No, I was more scared of the champagne socialists who had reacted with such angry self-righteous indignation to my last contribution on this page.

I wrote last week while still feeling the heat from the fierce petroleum pipeline fire that burnt to death scores of poor slum dwellers in the Sinai section of Nairobi’s sprawling Mukuru shantytown.

The slum dwellers, egged on by two-bit politicians and civil society activists, had for a long time defied efforts to move them from hovels atop a ticking time bomb.

I suggested that the defiance was just a reflection of a culture of impunity that we ordinarily associate with the high-and-mighty, accustomed to getting away with mass murder and grand larceny.

I was persuaded that the culture of impunity goes down to the bottom of the pile, hence slum dwellers living atop an oil pipeline can defy all attempts to move them for their own safety.

I concluded thus: “Today, let us not blame the government... In the wake of the Sinai disaster, we must examine our own sense of entitlement, impunity, and greed.”

On the whole, reactions from readers were positive. Many who commented lauded the call to individual responsibility, but the champagne socialists, in their own little closed online discussion groups, were apoplectic.

The invective directed in my direction from fellows who claim to respect diversity of thought and opinion was frightening.

I was depicted as a dangerous extreme capitalist who was for extermination of slums and their inhabitants.

I was likened to one who holds the poor responsible for their own poverty, a heartless and brain-damaged beast incapable of appreciating how unjust social and economic policies drive the desperately poor to desperate measures.

Somebody suggested that I was like Marie Antoinette, wondering why the poor cannot quaff champagne instead of some killer moonshine, or why they prefer the dangerous, unsanitary hovels of Sinai to taking up dignified residence in the lush pastures of Karen and Muthaiga.
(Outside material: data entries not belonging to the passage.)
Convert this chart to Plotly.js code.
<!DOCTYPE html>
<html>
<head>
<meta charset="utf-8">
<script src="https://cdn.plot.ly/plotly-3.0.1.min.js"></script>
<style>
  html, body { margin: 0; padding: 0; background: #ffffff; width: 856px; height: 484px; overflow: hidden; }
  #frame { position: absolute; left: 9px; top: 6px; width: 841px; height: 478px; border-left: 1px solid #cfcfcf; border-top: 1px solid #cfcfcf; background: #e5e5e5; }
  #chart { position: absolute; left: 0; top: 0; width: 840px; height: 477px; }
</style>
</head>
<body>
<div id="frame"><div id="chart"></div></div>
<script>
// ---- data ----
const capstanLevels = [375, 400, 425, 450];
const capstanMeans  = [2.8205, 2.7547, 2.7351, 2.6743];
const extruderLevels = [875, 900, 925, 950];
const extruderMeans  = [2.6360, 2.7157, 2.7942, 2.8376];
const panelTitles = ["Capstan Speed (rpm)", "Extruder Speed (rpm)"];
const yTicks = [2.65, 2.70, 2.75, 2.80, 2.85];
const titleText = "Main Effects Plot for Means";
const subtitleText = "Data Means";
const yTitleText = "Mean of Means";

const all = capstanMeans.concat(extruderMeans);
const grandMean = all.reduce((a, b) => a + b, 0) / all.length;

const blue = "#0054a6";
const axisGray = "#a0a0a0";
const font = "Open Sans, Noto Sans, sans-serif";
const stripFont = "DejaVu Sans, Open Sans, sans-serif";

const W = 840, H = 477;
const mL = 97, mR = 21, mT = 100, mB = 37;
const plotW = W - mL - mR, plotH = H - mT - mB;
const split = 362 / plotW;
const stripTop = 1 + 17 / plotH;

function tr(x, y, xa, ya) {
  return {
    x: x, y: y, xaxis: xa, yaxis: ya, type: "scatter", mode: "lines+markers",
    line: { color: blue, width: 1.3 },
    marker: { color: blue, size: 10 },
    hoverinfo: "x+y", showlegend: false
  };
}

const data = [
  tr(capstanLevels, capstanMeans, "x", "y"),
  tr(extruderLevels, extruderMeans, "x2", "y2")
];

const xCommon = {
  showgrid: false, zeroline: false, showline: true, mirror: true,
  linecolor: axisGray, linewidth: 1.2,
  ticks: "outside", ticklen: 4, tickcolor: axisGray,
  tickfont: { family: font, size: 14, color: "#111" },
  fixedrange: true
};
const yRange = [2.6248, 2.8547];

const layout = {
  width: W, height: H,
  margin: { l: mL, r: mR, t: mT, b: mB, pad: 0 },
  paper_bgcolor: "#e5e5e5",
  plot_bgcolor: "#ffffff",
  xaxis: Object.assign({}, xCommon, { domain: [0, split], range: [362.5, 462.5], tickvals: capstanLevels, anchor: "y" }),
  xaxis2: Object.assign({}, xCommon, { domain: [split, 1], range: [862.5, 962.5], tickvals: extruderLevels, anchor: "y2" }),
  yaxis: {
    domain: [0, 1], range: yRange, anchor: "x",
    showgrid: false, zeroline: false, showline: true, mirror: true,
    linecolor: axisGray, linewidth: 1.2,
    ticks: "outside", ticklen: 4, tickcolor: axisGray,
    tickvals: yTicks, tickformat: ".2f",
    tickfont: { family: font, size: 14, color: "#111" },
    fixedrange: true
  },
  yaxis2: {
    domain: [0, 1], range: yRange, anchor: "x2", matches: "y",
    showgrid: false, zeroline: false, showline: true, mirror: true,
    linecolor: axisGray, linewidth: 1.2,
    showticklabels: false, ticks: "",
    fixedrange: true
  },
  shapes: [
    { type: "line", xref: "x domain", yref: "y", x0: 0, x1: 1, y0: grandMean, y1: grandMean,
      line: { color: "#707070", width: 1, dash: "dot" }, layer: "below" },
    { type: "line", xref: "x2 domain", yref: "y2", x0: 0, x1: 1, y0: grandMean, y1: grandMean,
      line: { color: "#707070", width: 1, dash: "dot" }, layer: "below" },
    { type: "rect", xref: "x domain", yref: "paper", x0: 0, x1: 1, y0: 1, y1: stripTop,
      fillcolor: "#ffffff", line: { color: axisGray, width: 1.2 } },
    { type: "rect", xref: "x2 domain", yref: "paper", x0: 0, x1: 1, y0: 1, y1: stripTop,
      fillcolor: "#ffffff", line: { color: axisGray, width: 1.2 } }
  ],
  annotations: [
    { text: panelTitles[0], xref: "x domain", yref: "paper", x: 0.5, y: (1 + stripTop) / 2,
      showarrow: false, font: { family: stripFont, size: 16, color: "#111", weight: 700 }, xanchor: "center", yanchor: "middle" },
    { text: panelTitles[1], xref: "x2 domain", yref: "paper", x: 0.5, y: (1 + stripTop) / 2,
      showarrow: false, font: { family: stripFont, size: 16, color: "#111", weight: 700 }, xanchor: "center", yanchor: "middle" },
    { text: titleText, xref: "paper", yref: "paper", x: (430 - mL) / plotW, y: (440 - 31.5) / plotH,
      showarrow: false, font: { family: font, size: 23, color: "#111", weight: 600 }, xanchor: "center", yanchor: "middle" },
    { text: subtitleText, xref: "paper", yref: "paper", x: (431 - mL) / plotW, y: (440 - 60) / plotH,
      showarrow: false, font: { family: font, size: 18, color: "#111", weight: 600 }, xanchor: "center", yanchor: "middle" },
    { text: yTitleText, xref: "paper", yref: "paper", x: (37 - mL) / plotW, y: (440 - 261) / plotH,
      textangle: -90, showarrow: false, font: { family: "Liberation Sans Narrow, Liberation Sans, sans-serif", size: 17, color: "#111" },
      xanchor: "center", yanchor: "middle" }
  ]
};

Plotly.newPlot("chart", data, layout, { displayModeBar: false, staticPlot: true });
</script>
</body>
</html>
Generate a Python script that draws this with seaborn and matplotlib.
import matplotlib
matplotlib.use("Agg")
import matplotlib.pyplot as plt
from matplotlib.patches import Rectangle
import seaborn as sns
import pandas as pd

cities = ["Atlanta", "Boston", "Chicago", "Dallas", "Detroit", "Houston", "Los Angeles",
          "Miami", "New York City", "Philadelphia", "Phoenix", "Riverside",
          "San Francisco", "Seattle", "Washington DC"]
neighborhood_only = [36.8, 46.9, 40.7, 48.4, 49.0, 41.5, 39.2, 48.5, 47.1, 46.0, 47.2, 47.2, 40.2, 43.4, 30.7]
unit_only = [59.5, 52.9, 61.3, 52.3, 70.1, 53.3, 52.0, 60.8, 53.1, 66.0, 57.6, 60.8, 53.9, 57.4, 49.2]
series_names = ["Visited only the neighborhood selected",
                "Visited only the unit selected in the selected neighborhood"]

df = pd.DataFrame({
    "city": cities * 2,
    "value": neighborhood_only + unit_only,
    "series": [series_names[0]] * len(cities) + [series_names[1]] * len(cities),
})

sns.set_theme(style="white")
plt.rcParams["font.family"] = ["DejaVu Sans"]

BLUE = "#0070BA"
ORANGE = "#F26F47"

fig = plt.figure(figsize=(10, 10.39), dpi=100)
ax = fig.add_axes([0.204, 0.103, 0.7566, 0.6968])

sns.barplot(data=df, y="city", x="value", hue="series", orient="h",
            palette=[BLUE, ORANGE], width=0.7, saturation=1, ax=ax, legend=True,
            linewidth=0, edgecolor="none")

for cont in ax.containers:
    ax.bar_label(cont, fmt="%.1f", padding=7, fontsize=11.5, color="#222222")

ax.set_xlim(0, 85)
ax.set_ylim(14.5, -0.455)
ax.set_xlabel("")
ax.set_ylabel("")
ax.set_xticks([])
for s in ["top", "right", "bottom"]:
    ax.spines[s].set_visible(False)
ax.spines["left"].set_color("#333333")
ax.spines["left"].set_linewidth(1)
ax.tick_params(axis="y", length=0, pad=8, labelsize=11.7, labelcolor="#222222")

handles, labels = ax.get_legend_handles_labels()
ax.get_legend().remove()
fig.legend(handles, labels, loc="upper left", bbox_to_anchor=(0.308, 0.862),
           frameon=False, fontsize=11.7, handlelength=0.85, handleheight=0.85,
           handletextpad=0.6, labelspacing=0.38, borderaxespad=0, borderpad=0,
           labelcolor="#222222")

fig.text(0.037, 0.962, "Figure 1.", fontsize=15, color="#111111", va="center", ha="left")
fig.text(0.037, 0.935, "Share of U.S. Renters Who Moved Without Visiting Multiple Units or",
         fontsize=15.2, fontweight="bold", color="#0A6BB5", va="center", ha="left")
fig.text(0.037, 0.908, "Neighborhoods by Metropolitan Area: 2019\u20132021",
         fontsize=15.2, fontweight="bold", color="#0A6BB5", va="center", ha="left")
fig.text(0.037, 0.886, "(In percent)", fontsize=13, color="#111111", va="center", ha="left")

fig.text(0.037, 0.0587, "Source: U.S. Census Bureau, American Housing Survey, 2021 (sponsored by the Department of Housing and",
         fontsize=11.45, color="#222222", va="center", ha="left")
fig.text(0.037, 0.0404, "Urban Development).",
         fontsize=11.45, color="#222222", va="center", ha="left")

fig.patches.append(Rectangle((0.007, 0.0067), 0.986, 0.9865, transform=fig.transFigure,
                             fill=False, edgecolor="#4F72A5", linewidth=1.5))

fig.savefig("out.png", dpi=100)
In other words, I was being asked to understand that the poor have every right to establish their hovels right next to a pipeline carrying highly-inflammable liquids, and to engage in a mad rush for “free” petrol whenever the Kenya Pipeline Company system develops a leak.

The poor, in other words, have the right to collective suicide and the finger of blame must be pointed at a society that is responsible for their condition.
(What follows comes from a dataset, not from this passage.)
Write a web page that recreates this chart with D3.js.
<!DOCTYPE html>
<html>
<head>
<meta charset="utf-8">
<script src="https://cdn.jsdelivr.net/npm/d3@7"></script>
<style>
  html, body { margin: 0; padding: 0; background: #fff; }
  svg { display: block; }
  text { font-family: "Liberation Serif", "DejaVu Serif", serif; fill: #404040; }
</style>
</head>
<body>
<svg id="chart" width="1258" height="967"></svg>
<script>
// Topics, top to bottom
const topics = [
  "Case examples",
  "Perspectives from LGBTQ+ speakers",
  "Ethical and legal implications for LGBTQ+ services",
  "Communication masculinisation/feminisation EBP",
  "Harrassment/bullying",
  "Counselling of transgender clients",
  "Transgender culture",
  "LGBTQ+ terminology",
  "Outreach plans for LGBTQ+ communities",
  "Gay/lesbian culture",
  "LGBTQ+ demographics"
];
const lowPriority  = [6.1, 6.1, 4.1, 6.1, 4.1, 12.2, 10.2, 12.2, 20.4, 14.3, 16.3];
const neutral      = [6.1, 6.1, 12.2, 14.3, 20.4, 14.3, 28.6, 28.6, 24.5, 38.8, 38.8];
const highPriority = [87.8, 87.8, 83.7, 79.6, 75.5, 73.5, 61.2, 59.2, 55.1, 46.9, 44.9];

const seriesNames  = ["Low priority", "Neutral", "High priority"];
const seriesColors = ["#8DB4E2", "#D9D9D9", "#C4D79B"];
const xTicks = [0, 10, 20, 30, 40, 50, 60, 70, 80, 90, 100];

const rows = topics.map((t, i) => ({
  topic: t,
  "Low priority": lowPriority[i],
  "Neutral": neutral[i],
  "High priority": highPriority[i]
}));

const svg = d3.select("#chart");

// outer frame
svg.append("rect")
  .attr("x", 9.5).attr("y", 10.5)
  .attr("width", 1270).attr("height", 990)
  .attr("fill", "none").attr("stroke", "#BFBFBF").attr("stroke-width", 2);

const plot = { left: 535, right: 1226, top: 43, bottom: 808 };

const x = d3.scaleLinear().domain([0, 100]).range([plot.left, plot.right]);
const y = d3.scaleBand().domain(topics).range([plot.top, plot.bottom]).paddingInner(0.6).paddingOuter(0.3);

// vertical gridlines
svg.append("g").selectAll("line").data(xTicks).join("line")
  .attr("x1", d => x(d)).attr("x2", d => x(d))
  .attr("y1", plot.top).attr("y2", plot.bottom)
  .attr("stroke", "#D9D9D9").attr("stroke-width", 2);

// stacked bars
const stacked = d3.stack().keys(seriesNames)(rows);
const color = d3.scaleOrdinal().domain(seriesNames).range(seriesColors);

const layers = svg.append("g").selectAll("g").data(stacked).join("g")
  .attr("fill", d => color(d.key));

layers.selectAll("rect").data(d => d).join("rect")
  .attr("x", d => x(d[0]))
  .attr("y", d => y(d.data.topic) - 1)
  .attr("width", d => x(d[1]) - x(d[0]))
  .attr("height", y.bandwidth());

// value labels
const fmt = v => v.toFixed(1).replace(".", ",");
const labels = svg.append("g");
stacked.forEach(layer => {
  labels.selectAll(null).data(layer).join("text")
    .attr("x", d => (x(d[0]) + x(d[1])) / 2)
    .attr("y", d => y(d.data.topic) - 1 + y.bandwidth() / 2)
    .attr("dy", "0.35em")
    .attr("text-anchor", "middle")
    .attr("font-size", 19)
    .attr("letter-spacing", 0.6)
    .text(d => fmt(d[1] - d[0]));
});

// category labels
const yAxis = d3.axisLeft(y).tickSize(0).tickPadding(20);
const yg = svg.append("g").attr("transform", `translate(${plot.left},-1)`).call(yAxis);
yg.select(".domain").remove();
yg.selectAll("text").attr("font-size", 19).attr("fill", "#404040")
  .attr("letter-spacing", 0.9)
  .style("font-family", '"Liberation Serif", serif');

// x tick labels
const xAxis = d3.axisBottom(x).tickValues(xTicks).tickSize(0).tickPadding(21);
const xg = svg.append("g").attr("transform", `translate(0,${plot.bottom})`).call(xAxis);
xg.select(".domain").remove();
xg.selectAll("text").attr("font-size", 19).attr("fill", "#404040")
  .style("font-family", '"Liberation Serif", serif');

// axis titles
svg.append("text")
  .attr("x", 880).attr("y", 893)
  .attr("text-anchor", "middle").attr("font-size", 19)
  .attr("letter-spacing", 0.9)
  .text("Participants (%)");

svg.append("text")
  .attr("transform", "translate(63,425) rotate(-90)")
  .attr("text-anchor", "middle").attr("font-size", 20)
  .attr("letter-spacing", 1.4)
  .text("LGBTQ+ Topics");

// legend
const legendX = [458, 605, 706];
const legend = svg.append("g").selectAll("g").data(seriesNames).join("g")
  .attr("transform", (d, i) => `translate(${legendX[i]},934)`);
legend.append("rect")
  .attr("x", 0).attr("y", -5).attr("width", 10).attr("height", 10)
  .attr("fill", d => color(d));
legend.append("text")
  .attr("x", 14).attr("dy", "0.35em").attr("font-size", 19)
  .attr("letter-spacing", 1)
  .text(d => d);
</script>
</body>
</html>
I cannot buy that. However desperate the conditions, however unjust the society, whatever the load imposed by an oppressive socio-economic regime, the concept of individual responsibility can never be thrown out of the window. It goes hand-in-hand with individual rights.

I have written often in this column against the criminal and unsustainable gap between rich and poor, against policies designed to enrich the rich and condemn the rest to utter poverty.

To paraphrase and update JM Kariuki, Kenya is a country of 40 billionaires and 40 million beggars, and hence Chou En Lai’s words that Kenya is ripe for revolution still hold.

But you are not going to change society, or your own condition, by being irresponsible, reckless, and self-destructive.

Neither are you going to change society over wine and canapés on the diplomatic cocktail circuit.

This is not to absolve the Kenya Pipeline Company of blame over the inferno. An oil pipeline that leaks is their responsibility, not an accident.

To let the flammable stuff flow into the waterways is plain criminal and the individuals responsible for the ensuing loss of life must be held to account.

The councillors, MPs, and chiefs who run the slums for personal, political, and economic gain and “sell” plots over the pipeline must not be allowed to escape.

But that still does not mean the rest of us should wilfully endanger our lives, and follow it by that familiar finger-pointing when the inevitable happens.